Une consultation démocratique peut en cacher une autre

 
Elle vient de le faire. Pour mémoire, une consultation partielle menée en février dernier donnait le résultat suivant : 23 % pour le statu quo, 22 % pour que l’on garde l’heure d’hiver toute l’année, et une nette majorité, 55 %, pour que l’Europe se mette à l’heure d’été 365 jours sur 365, ce qui indique que, contrairement aux médecins sollicités et aux associations spécialisées, le public est… pour l’heure d’été, et donc pour l’alternance, car ce qui existait avant la réforme de 76, c’était l’heure d’hiver (Soleil +1) toute l’année.
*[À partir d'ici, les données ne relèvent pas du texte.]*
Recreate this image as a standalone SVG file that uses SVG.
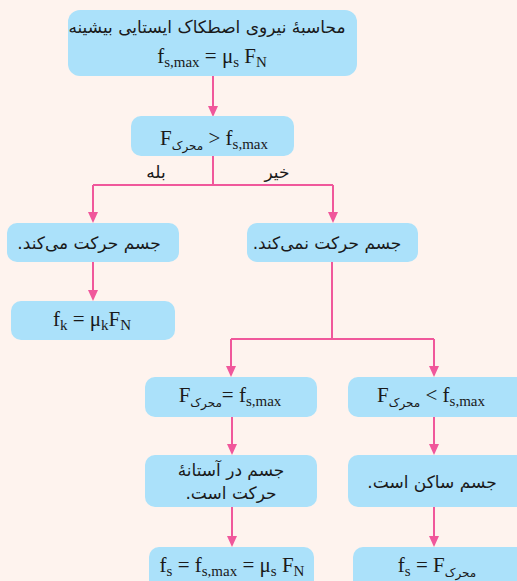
<svg xmlns="http://www.w3.org/2000/svg" width="517" height="581" viewBox="0 0 517 581">
<defs>
<style>
.box{fill:#abe1fa;}
.ln{fill:none;stroke:#f0579b;stroke-width:2;}
.fa{font-family:"DejaVu Sans",sans-serif;font-size:17px;fill:#1a1a1a;text-anchor:middle;direction:rtl;}
.m{font-family:"Liberation Serif","Times New Roman",serif;font-size:21px;fill:#1a1a1a;text-anchor:middle;}
.s{font-size:15px;}
.sf{font-family:"DejaVu Sans",sans-serif;font-size:12px;}
</style>
</defs>
<rect width="517" height="581" fill="#fef3ee"/>
<g id="connectors">
<path class="ln" d="M213,76 V108"/>
<path class="ln" d="M213,156 V185 M93,185 H333"/>
<path class="ln" d="M93,185 V214"/>
<path class="ln" d="M333,185 V214"/>
<path class="ln" d="M93,262 V292"/>
<path class="ln" d="M332,262 V339 M231,339 H434"/>
<path class="ln" d="M231,339 V368"/>
<path class="ln" d="M434,339 V368"/>
<path class="ln" d="M232,417 V446"/>
<path class="ln" d="M434,417 V446"/>
<path class="ln" d="M232,507 V538"/>
<path class="ln" d="M434,507 V538"/>
<g fill="#f0579b">
<path d="M208,106 L218,106 L213,117 Z"/>
<path d="M88,212 L98,212 L93,223 Z"/>
<path d="M328,212 L338,212 L333,223 Z"/>
<path d="M88,290 L98,290 L93,301 Z"/>
<path d="M226,366 L236,366 L231,377 Z"/>
<path d="M429,366 L439,366 L434,377 Z"/>
<path d="M227,444 L237,444 L232,455 Z"/>
<path d="M429,444 L439,444 L434,455 Z"/>
<path d="M227,536 L237,536 L232,547 Z"/>
<path d="M429,536 L439,536 L434,547 Z"/>
</g>
<text class="fa" x="156" y="178" font-size="16">بله</text>
<text class="fa" x="277" y="178" font-size="16">خیر</text>
</g>
<g id="n1">
<rect class="box" x="68" y="10" width="289" height="66" rx="12"/>
<text class="fa" x="207" y="33" font-size="16.5">محاسبهٔ نیروی اصطکاک ایستایی بیشینه</text>
<text class="m" x="212" y="63">f<tspan class="s" dy="4">s,max</tspan><tspan dy="-4"> = μ</tspan><tspan class="s" dy="4">s</tspan><tspan dy="-4"> F</tspan><tspan class="s" dy="4">N</tspan></text>
</g>
<g id="n2">
<rect class="box" x="131" y="116" width="163" height="40" rx="10"/>
<text class="m" x="214" y="145">F<tspan class="sf" dy="5">محرک</tspan><tspan dy="-5"> &gt; f</tspan><tspan class="s" dy="4">s,max</tspan></text>
</g>
<g id="n3">
<rect class="box" x="7" y="223" width="172" height="39" rx="10"/>
<text class="fa" x="89" y="249">جسم حرکت می‌کند.</text>
</g>
<g id="n4">
<rect class="box" x="247" y="223" width="171" height="39" rx="10"/>
<text class="fa" x="327" y="249">جسم حرکت نمی‌کند.</text>
</g>
<g id="n5">
<rect class="box" x="11" y="301" width="164" height="39" rx="10"/>
<text class="m" x="92" y="326">f<tspan class="s" dy="4">k</tspan><tspan dy="-4"> = μ</tspan><tspan class="s" dy="4">k</tspan><tspan dy="-4">F</tspan><tspan class="s" dy="4">N</tspan></text>
</g>
<g id="n6">
<rect class="box" x="145" y="377" width="172" height="40" rx="10"/>
<text class="m" x="230" y="402">F<tspan class="sf" dy="5">محرک</tspan><tspan dy="-5">= f</tspan><tspan class="s" dy="4">s,max</tspan></text>
</g>
<g id="n7">
<rect class="box" x="348" y="377" width="180" height="40" rx="10"/>
<text class="m" x="431" y="402">F<tspan class="sf" dy="5">محرک</tspan><tspan dy="-5"> &lt; f</tspan><tspan class="s" dy="4">s,max</tspan></text>
</g>
<g id="n8">
<rect class="box" x="145" y="455" width="172" height="52" rx="10"/>
<text class="fa" x="231" y="476">جسم در آستانهٔ</text>
<text class="fa" x="231" y="499">حرکت است.</text>
</g>
<g id="n9">
<rect class="box" x="348" y="455" width="180" height="52" rx="10"/>
<text class="fa" x="432" y="488">جسم ساکن است.</text>
</g>
<g id="n10">
<rect class="box" x="149" y="547" width="165" height="45" rx="10"/>
<text class="m" x="232" y="572">f<tspan class="s" dy="4">s</tspan><tspan dy="-4"> = f</tspan><tspan class="s" dy="4">s,max</tspan><tspan dy="-4"> = μ</tspan><tspan class="s" dy="4">s</tspan><tspan dy="-4"> F</tspan><tspan class="s" dy="4">N</tspan></text>
</g>
<g id="n11">
<rect class="box" x="353" y="547" width="175" height="45" rx="10"/>
<text class="m" x="437" y="572">f<tspan class="s" dy="4">s</tspan><tspan dy="-4"> = F</tspan><tspan class="sf" dy="5">محرک</tspan></text>
</g>
</svg>
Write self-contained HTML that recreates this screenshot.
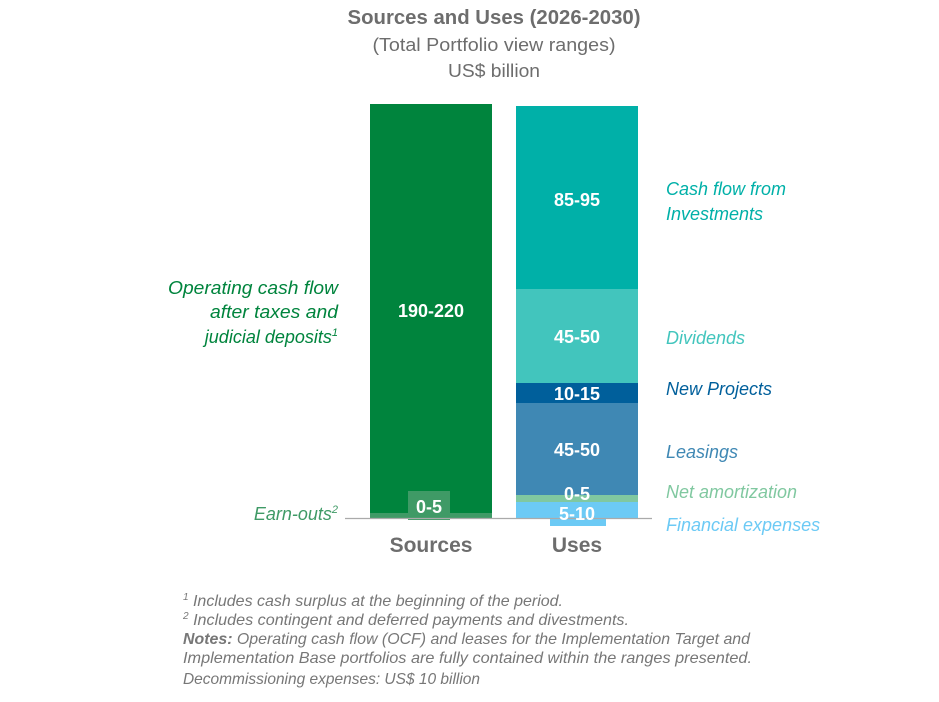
<!DOCTYPE html>
<html><head><meta charset="utf-8"><style>
body{margin:0;background:#fff;}
svg{display:block;font-family:"Liberation Sans",sans-serif;}
</style></head><body>
<svg width="939" height="702" viewBox="0 0 939 702">
<g fill="#6d6d6d" text-anchor="middle">
<text x="494" y="24" font-size="20" font-weight="bold" textLength="293" lengthAdjust="spacingAndGlyphs">Sources and Uses (2026-2030)</text>
<text x="494" y="51" font-size="18" textLength="243" lengthAdjust="spacingAndGlyphs">(Total Portfolio view ranges)</text>
<text x="494" y="77" font-size="18" textLength="92" lengthAdjust="spacingAndGlyphs">US$ billion</text>
</g>
<rect x="370" y="104" width="122" height="410" fill="#00843d"/>
<rect x="370" y="513" width="122" height="5" fill="#3f9a66"/>
<rect x="408" y="491" width="42" height="29" fill="#3f9a66"/>
<rect x="516" y="106" width="122" height="184" fill="#00b0a8"/>
<rect x="516" y="289" width="122" height="95" fill="#42c5bd"/>
<rect x="516" y="383" width="122" height="20" fill="#005f9b"/>
<rect x="516" y="403" width="122" height="93" fill="#3f88b4"/>
<rect x="516" y="495" width="122" height="7" fill="#80c8a0"/>
<rect x="516" y="502" width="122" height="16" fill="#6ccaf5"/>
<rect x="550" y="512" width="56" height="14" fill="#6ccaf5"/>
<line x1="345" y1="518.5" x2="652" y2="518.5" stroke="#aaa" stroke-width="1.2"/>
<g fill="#fff" font-weight="bold" font-size="18" text-anchor="middle">
<text x="431" y="317">190-220</text>
<text x="429" y="513">0-5</text>
<text x="577" y="206">85-95</text>
<text x="577" y="343">45-50</text>
<text x="577" y="400">10-15</text>
<text x="577" y="456">45-50</text>
<text x="577" y="500">0-5</text>
<text x="577" y="520">5-10</text>
</g>
<g fill="#6d6d6d" font-weight="bold" font-size="21" text-anchor="middle">
<text x="431" y="552">Sources</text>
<text x="577" y="552">Uses</text>
</g>
<g font-style="italic" font-size="18">
<text x="338" y="294" text-anchor="end" fill="#00843d" textLength="170" lengthAdjust="spacingAndGlyphs">Operating cash flow</text>
<text x="338" y="318" text-anchor="end" fill="#00843d" textLength="128" lengthAdjust="spacingAndGlyphs">after taxes and</text>
<text x="338" y="343" text-anchor="end" fill="#00843d">judicial deposits<tspan font-size="11" dy="-7">1</tspan></text>
<text x="338" y="520" text-anchor="end" fill="#3f9a66">Earn-outs<tspan font-size="11" dy="-7">2</tspan></text>
<text x="666" y="195" fill="#00b0a8">Cash flow from</text>
<text x="666" y="220" fill="#00b0a8">Investments</text>
<text x="666" y="344" fill="#42c5bd">Dividends</text>
<text x="666" y="395" fill="#005f9b">New Projects</text>
<text x="666" y="458" fill="#3f88b4">Leasings</text>
<text x="666" y="498" fill="#80c8a0">Net amortization</text>
<text x="666" y="531" fill="#6ccaf5">Financial expenses</text>
</g>
<g fill="#777" font-style="italic" font-size="16">
<text x="183" y="606" textLength="380" lengthAdjust="spacingAndGlyphs"><tspan font-size="10" dy="-6">1</tspan><tspan dy="6"> Includes cash surplus at the beginning of the period.</tspan></text>
<text x="183" y="625" textLength="446" lengthAdjust="spacingAndGlyphs"><tspan font-size="10" dy="-6">2</tspan><tspan dy="6"> Includes contingent and deferred payments and divestments.</tspan></text>
<text x="183" y="644" textLength="567" lengthAdjust="spacingAndGlyphs"><tspan font-weight="bold">Notes:</tspan> Operating cash flow (OCF) and leases for the Implementation Target and</text>
<text x="183" y="663" textLength="569" lengthAdjust="spacingAndGlyphs">Implementation Base portfolios are fully contained within the ranges presented.</text>
<text x="183" y="684" textLength="297" lengthAdjust="spacingAndGlyphs">Decommissioning expenses: US$ 10 billion</text>
</g>
</svg>
</body></html>
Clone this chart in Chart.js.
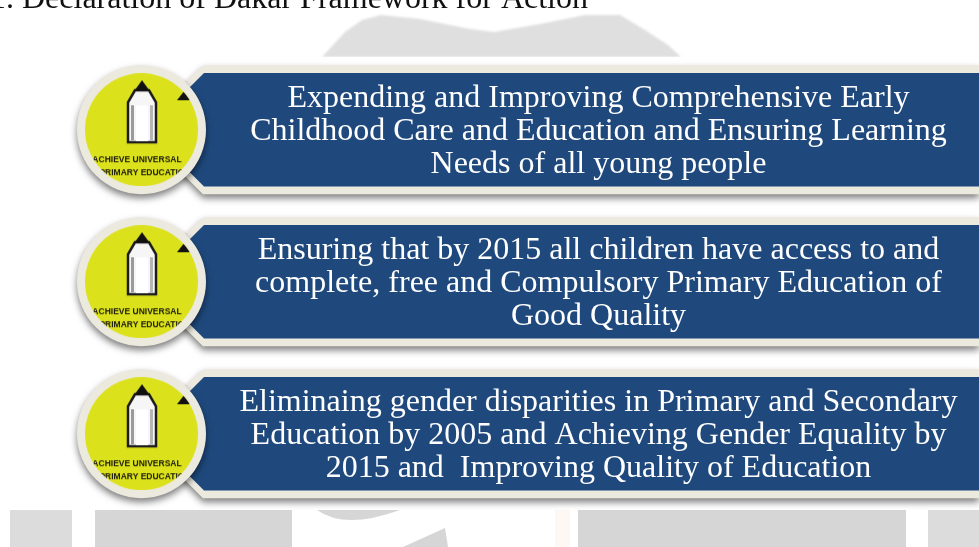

Si la consultation en ligne devait confirmer celle de février 2018 (et c’est le plus probable), ce serait une véritable catastrophe démocratique, car la solution prévue par la Commission est… le retour à l’heure d’hiver ! Pour une fois que Bruxelles demanderait leur avis aux peuples, elle déciderait au bout du compte le contraire de ce qu’ils veulent. 
 

La comédie des heures européennes

 
Ce serait le bouquet d’une comédie démocratique assez burlesque. Car il n’échappe à personne que l’Union européenne s’étend sur trois fuseaux horaires et que la carte de l’heure à l’intérieur de ses frontières est déjà une curiosité pour les voyageurs martiens, le Portugal n’étant pas à l’heure de la Galice ni Douvres à celle de Calais, ce qui ôte toute légitimité à la prétention bruxellois de faire marcher un continent à la même heure. L’heure qui scande nos journées n’est qu’une convention sociale. La controverse qu’exploite la Commission européenne dans sa pathétique recherche de légitimité démocratique n’agite que trois cinglés et les médias qui les relaient. Ce qui intéresse les peuples, c’est la zone euro en berne, les salaires et les retraites qui baissent, et l’invasion des migrants qui déferle vague après vague, chacune d’elle aggravant le désordre, la violence et la paupérisation. Si la Commission européenne voulait vraiment consulter utilement les Européens, elle leur demanderait leur avis sur la pertinence de sa propre disparition.